Monday, March 5, 2007

first post

Okay, first post, don't know why I am blogging, never have, but here goes.

Around Thanksgiving, after hitting and studying some of the Wife Led websites, I became very interested in the dynamics. It seemed to hit home in every aspect of my inner feelings. I have always been enamored with females, especially my wife. We have mentioned on many occasions through the years that "I have a crush" on her. Honestly, sometimes it seemed overwhelming to her. For me, in learning the Female Led way, it seemed to have all the pieces fit together in a way that I could "serve" her. I felt like I was always trying to do things for her but did not know why......this gave me a game plan that I thought would be beneficial for both. I love doing things for her, always have, she on the other hand does not think quite so giving. She is, just not her nature to pick something up for me while out and about, but I seem to have the knack.

Anyway, I found enough nerve to talk to her about this, it was a real stretch for me and I was not sure how she would handle it. She took it in stride, but was extremely skeptical, it seemed like another one of my "grand" plans to spice up our sex life. But, she could not discount the behaviours I had exibited through the years did seem to match up with the basic tenants of this lifestyle. She agreed to "not discount it" but it was not an overwhelming acceptance.

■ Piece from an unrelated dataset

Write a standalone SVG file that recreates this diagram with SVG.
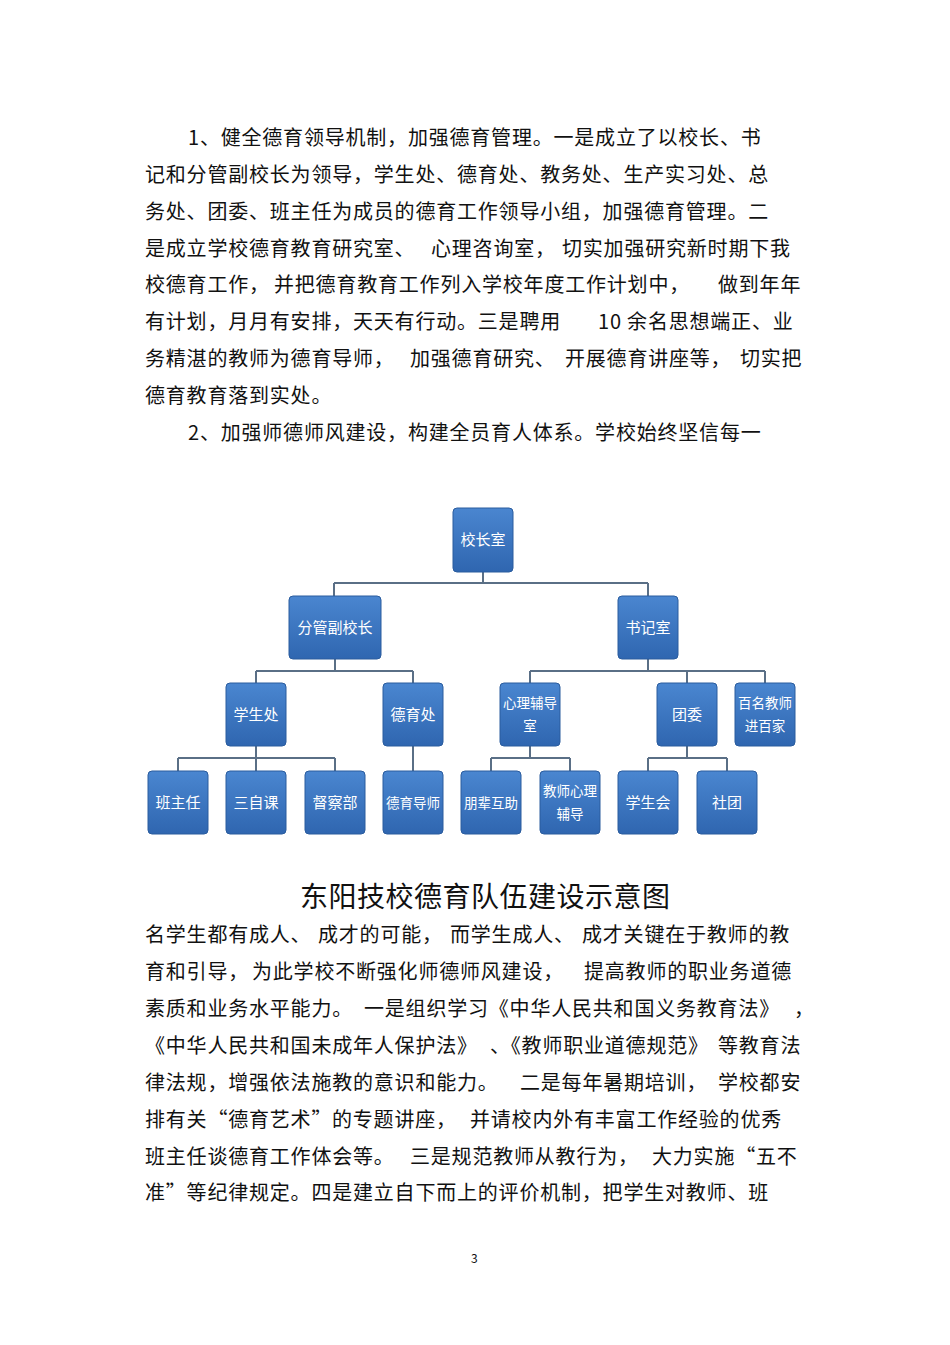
<svg xmlns="http://www.w3.org/2000/svg" width="950" height="1345" viewBox="0 0 950 1345">
<defs>
<linearGradient id="g" x1="0" y1="0" x2="0" y2="1"><stop offset="0" stop-color="#4a86d0"/><stop offset="1" stop-color="#2f66b0"/></linearGradient>
</defs>
<style>
.t{font-family:"Noto Sans CJK SC","Liberation Sans",sans-serif;font-size:20px;fill:#111;letter-spacing:0.8px}
.n rect{fill:url(#g);stroke:#2a5c9e;stroke-width:1}
.n text{font-family:"Noto Sans CJK SC",sans-serif;font-size:15px;fill:#fff;text-anchor:middle}
.n text.s{font-size:13.5px}
.c{stroke:#5a6f86;stroke-width:2;fill:none}
</style>
<rect width="950" height="1345" fill="#fff"/>
<g class="t">
<text x="188" y="145">1、健全德育领导机制，加强德育管理。一是成立了以校长、书</text>
<text x="145" y="182">记和分管副校长为领导，学生处、德育处、教务处、生产实习处、总</text>
<text x="145" y="219">务处、团委、班主任为成员的德育工作领导小组，加强德育管理。二</text>
<text x="145" y="256">是成立学校德育教育研究室、</text><text x="431" y="256">心理咨询室，</text><text x="562" y="256">切实加强研究新时期下我</text>
<text x="145" y="292">校德育工作，</text><text x="274" y="292">并把德育教育工作列入学校年度工作计划中，</text><text x="718" y="292">做到年年</text>
<text x="145" y="329">有计划，月月有安排，天天有行动。三是聘用</text><text x="598" y="329">10 余名思想端正、业</text>
<text x="145" y="366">务精湛的教师为德育导师，</text><text x="410" y="366">加强德育研究、</text><text x="565" y="366">开展德育讲座等，</text><text x="740" y="366">切实把</text>
<text x="145" y="403">德育教育落到实处。</text>
<text x="188" y="440">2、加强师德师风建设，构建全员育人体系。学校始终坚信每一</text>
<text x="300" y="907" style="font-size:28px;letter-spacing:0.5px">东阳技校德育队伍建设示意图</text>
<text x="145" y="942">名学生都有成人、</text><text x="318" y="942">成才的可能，</text><text x="450" y="942">而学生成人、</text><text x="582" y="942">成才关键在于教师的教</text>
<text x="145" y="979">育和引导，</text><text x="252" y="979">为此学校不断强化师德师风建设，</text><text x="584" y="979">提高教师的职业务道德</text>
<text x="145" y="1016">素质和业务水平能力。</text><text x="364" y="1016">一是组织学习《中华人民共和国义务教育法》</text><text x="794" y="1016">，</text>
<text x="145" y="1053">《中华人民共和国未成年人保护法》</text><text x="490" y="1053">、《教师职业道德规范》</text><text x="718" y="1053">等教育法</text>
<text x="145" y="1090">律法规，增强依法施教的意识和能力。</text><text x="520" y="1090">二是每年暑期培训，</text><text x="718" y="1090">学校都安</text>
<text x="145" y="1127">排有关“德育艺术”</text><text x="332" y="1127">的专题讲座，</text><text x="470" y="1127">并请校内外有丰富工作经验的优秀</text>
<text x="145" y="1164">班主任谈德育工作体会等。</text><text x="410" y="1164">三是规范教师从教行为，</text><text x="652" y="1164">大力实施“五不</text>
<text x="145" y="1200">准”等纪律规定。四是建立自下而上的评价机制，把学生对教师、班</text>
<text x="471" y="1263" style="font-size:12px">3</text>
</g>
<g id="connectors" class="c">
<path d="M483 572V583M334 583H648M334 583V596M648 583V596"/>
<path d="M335 659V671M256 671H413M256 671V683M413 671V683"/>
<path d="M648 659V671M530 671H765M530 671V683M687 671V683M765 671V683"/>
<path d="M256 746V758M178 758H335M178 758V771M256 758V771M335 758V771"/>
<path d="M413 746V771"/>
<path d="M530 746V758M491 758H570M491 758V771M570 758V771"/>
<path d="M687 746V758M648 758H727M648 758V771M727 758V771"/>
</g>
<g id="n1" class="n"><rect x="453" y="508" width="60" height="64" rx="4"/><text x="483" y="545">校长室</text></g>
<g id="n2" class="n"><rect x="289" y="596" width="92" height="63" rx="4"/><text x="335" y="633">分管副校长</text></g>
<g id="n3" class="n"><rect x="618" y="596" width="60" height="63" rx="4"/><text x="648" y="633">书记室</text></g>
<g id="n4" class="n"><rect x="226" y="683" width="60" height="63" rx="4"/><text x="256" y="720">学生处</text></g>
<g id="n5" class="n"><rect x="383" y="683" width="60" height="63" rx="4"/><text x="413" y="720">德育处</text></g>
<g id="n6" class="n"><rect x="500" y="683" width="60" height="63" rx="4"/><text class="s" x="530" y="708">心理辅导</text><text class="s" x="530" y="731">室</text></g>
<g id="n7" class="n"><rect x="657" y="683" width="60" height="63" rx="4"/><text x="687" y="720">团委</text></g>
<g id="n8" class="n"><rect x="735" y="683" width="60" height="63" rx="4"/><text class="s" x="765" y="708">百名教师</text><text class="s" x="765" y="731">进百家</text></g>
<g id="n9" class="n"><rect x="148" y="771" width="60" height="63" rx="4"/><text x="178" y="808">班主任</text></g>
<g id="n10" class="n"><rect x="226" y="771" width="60" height="63" rx="4"/><text x="256" y="808">三自课</text></g>
<g id="n11" class="n"><rect x="305" y="771" width="60" height="63" rx="4"/><text x="335" y="808">督察部</text></g>
<g id="n12" class="n"><rect x="383" y="771" width="60" height="63" rx="4"/><text class="s" x="413" y="808">德育导师</text></g>
<g id="n13" class="n"><rect x="461" y="771" width="60" height="63" rx="4"/><text class="s" x="491" y="808">朋辈互助</text></g>
<g id="n14" class="n"><rect x="540" y="771" width="60" height="63" rx="4"/><text class="s" x="570" y="796">教师心理</text><text class="s" x="570" y="819">辅导</text></g>
<g id="n15" class="n"><rect x="618" y="771" width="60" height="63" rx="4"/><text x="648" y="808">学生会</text></g>
<g id="n16" class="n"><rect x="697" y="771" width="60" height="63" rx="4"/><text x="727" y="808">社团</text></g>
</svg>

So, it has been a slow process, I am hoping that just through my unconditional consistency she will formally agree to become the "head of our household." She has not as yet but I believe she is getting closer.

After 4 months of consistent actions on my part, though, sometimes it is frustrating. In fits of exasperation I have mentioned to her that I cannot believe she does not fully embrace this lifestyle, the benefits to her are so many and so good. Not counting the fact that I do not pressure her for sex anymore, just the level of unabashed communication that we share now is totally off the charts, never been so open with her and she with me. But, she still has this "it must be too good to be true" mentality coupled with the "I am waiting for the other shoe to drop" mindset. So, I just stay focused and from my end, hoping that the layers of doubt she has will be stripped away one at a time.

So, we have had times that were good, times that stroked my submissive desires. But, she has not yet learned totally that I crave her "authority," that not just doing things for her but the fact that she expects me to do things for her is just as important as the task itself.

So, will keep at it, maybe post when I feel like it, it seems to help to write things down perhaps.